Science Links Ocean Warming to Gulf of Maine Cod Fishery Collapse
The Gulf of Maine has been hit with a double whammy – declining Atlantic cod stocks and ocean warming – and a new study published Thursday in Science definitively links the two. The paper is already receiving headlines (The Boston Globe; Associated Press) and has major implications for how we manage our fisheries.
In their paper, Gulf of Maine Research Institute (GMRI) scientists comment that “the Gulf of Maine cod stock has been chronically overfished…Despite [progressively stronger management] efforts, including a 73% cut in quotas in 2013, spawning stock biomass continued to decline.”
From 1982-2013, Gulf of Maine sea surface temperatures rose three times faster than the global mean rate, and between 2004 and 2013, the Gulf of Maine warmed faster than 99.9% of the world’s ocean. Over this time period, the scientists report, “The Gulf of Maine experienced decadal warming that few marine ecosystems have encountered.”
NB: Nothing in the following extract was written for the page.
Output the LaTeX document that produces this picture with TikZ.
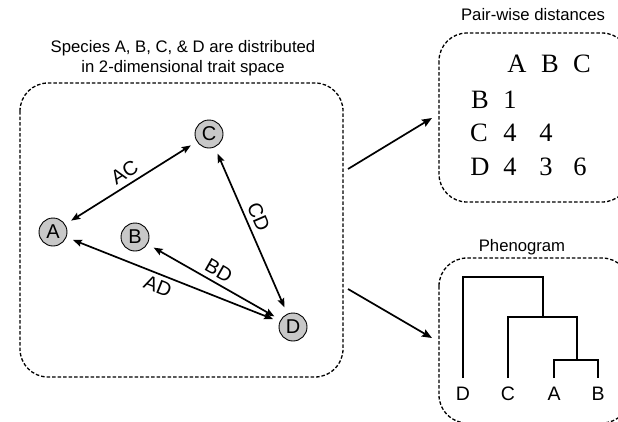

The researchers fit current Gulf of Maine cod population assessments with stock-recruit models that did and did not account for temperature effects. The models suggested that higher temperatures resulted in increased mortality of juvenile cod and age-4 cod (those reaching maturity), increased metabolic costs, and below average weight-at age. In other words, in the face of climate change, Atlantic cod has a “lower probability of survival.”
GMRI uses these conclusions to explain why Gulf of Maine cod stocks continue to decline even when fishermen do not exceed their quotas:
“During warm years, fewer fish are available for the fishery. Not accounting for this effect leads to quotas that are too high. The resulting fishing mortality rate was thus above the intended levels, contributing to overfishing even though catches were within prescribed limits.”
Essentially, management that did not account for temperature trends, accompanied with socioeconomic adjustments in the fishery, led to the downfall of cod. “Ignoring the influence of temperature produces recruitment estimates that are on average 100% and up to 360% higher than if temperature is included,” the study reports. “The failure to consider temperature impacts on Gulf of Maine cod recruitment created unrealistic expectations of how large this stock can be and how quickly it can rebuild.”
The study does outline three possible rebuilding scenarios under different temperatures (cool, warm, and hot), and Atlantic cod might not be completely doomed. All three scenarios, however, assume that fishing mortality is zero.
Ultimately, the scientists say, “how quickly this fishery rebuilds no depends arguably as much on temperature as it does on fishing.”